▸ Direction:
Word for word, restate every line of the listing that follows.

___ Source data

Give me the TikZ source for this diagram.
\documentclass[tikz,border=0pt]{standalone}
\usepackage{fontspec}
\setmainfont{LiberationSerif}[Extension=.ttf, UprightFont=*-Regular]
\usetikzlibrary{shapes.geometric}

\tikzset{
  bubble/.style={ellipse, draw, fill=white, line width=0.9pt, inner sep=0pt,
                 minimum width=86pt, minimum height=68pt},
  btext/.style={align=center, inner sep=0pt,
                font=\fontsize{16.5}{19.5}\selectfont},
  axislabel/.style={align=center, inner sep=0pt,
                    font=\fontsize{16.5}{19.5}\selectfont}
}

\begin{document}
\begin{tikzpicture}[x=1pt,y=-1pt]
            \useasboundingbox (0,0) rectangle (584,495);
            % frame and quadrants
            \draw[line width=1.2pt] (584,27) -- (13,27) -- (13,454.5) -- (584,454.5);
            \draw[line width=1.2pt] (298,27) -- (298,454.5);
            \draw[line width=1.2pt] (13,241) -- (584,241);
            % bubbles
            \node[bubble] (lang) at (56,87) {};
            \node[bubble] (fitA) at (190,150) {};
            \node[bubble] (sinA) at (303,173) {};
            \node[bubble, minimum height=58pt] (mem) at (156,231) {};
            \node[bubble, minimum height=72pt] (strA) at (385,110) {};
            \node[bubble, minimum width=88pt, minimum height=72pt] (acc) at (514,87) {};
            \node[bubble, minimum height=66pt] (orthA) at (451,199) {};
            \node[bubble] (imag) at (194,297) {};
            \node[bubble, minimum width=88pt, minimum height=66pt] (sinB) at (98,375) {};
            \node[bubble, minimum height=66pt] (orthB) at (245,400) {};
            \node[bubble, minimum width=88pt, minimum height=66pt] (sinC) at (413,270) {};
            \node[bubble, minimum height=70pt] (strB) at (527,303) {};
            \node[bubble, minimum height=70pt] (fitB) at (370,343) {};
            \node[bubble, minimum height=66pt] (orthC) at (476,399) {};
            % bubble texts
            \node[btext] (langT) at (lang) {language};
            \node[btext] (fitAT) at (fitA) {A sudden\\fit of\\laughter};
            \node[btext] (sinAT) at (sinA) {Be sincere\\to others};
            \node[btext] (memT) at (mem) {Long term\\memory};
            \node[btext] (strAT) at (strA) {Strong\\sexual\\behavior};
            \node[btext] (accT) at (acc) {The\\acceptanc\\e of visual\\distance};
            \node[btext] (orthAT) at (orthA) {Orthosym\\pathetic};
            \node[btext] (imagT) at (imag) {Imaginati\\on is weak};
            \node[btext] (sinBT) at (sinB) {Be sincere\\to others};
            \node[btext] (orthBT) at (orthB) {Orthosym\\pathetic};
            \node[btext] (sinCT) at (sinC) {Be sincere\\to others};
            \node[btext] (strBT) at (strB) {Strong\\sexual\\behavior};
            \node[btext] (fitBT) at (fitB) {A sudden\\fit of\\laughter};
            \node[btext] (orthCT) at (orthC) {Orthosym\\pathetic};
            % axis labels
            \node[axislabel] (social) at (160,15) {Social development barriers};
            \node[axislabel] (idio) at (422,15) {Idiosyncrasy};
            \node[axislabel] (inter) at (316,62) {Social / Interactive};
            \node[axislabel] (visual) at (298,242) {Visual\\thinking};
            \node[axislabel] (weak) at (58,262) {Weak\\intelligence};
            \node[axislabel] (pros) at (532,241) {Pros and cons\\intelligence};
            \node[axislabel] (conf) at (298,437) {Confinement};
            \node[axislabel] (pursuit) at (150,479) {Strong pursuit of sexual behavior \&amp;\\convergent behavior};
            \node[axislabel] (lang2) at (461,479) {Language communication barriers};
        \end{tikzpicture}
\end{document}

______

▸ Solution for this task:
Give me the TikZ source for this diagram.
\documentclass[tikz,border=0pt]{standalone}
\usepackage{fontspec}
\setmainfont{LiberationSerif}[Extension=.ttf, UprightFont=*-Regular]
\usetikzlibrary{shapes.geometric}

\tikzset{
  bubble/.style={ellipse, draw, fill=white, line width=0.9pt, inner sep=0pt,
                 minimum width=86pt, minimum height=68pt},
  btext/.style={align=center, inner sep=0pt,
                font=\fontsize{16.5}{19.5}\selectfont},
  axislabel/.style={align=center, inner sep=0pt,
                    font=\fontsize{16.5}{19.5}\selectfont}
}

\begin{document}
\begin{tikzpicture}[x=1pt,y=-1pt]
            \useasboundingbox (0,0) rectangle (584,495);
            % frame and quadrants
            \draw[line width=1.2pt] (584,27) -- (13,27) -- (13,454.5) -- (584,454.5);
            \draw[line width=1.2pt] (298,27) -- (298,454.5);
            \draw[line width=1.2pt] (13,241) -- (584,241);
            % bubbles
            \node[bubble] (lang) at (56,87) {};
            \node[bubble] (fitA) at (190,150) {};
            \node[bubble] (sinA) at (303,173) {};
            \node[bubble, minimum height=58pt] (mem) at (156,231) {};
            \node[bubble, minimum height=72pt] (strA) at (385,110) {};
            \node[bubble, minimum width=88pt, minimum height=72pt] (acc) at (514,87) {};
            \node[bubble, minimum height=66pt] (orthA) at (451,199) {};
            \node[bubble] (imag) at (194,297) {};
            \node[bubble, minimum width=88pt, minimum height=66pt] (sinB) at (98,375) {};
            \node[bubble, minimum height=66pt] (orthB) at (245,400) {};
            \node[bubble, minimum width=88pt, minimum height=66pt] (sinC) at (413,270) {};
            \node[bubble, minimum height=70pt] (strB) at (527,303) {};
            \node[bubble, minimum height=70pt] (fitB) at (370,343) {};
            \node[bubble, minimum height=66pt] (orthC) at (476,399) {};
            % bubble texts
            \node[btext] (langT) at (lang) {language};
            \node[btext] (fitAT) at (fitA) {A sudden\\fit of\\laughter};
            \node[btext] (sinAT) at (sinA) {Be sincere\\to others};
            \node[btext] (memT) at (mem) {Long term\\memory};
            \node[btext] (strAT) at (strA) {Strong\\sexual\\behavior};
            \node[btext] (accT) at (acc) {The\\acceptanc\\e of visual\\distance};
            \node[btext] (orthAT) at (orthA) {Orthosym\\pathetic};
            \node[btext] (imagT) at (imag) {Imaginati\\on is weak};
            \node[btext] (sinBT) at (sinB) {Be sincere\\to others};
            \node[btext] (orthBT) at (orthB) {Orthosym\\pathetic};
            \node[btext] (sinCT) at (sinC) {Be sincere\\to others};
            \node[btext] (strBT) at (strB) {Strong\\sexual\\behavior};
            \node[btext] (fitBT) at (fitB) {A sudden\\fit of\\laughter};
            \node[btext] (orthCT) at (orthC) {Orthosym\\pathetic};
            % axis labels
            \node[axislabel] (social) at (160,15) {Social development barriers};
            \node[axislabel] (idio) at (422,15) {Idiosyncrasy};
            \node[axislabel] (inter) at (316,62) {Social / Interactive};
            \node[axislabel] (visual) at (298,242) {Visual\\thinking};
            \node[axislabel] (weak) at (58,262) {Weak\\intelligence};
            \node[axislabel] (pros) at (532,241) {Pros and cons\\intelligence};
            \node[axislabel] (conf) at (298,437) {Confinement};
            \node[axislabel] (pursuit) at (150,479) {Strong pursuit of sexual behavior \&amp;\\convergent behavior};
            \node[axislabel] (lang2) at (461,479) {Language communication barriers};
        \end{tikzpicture}
\end{document}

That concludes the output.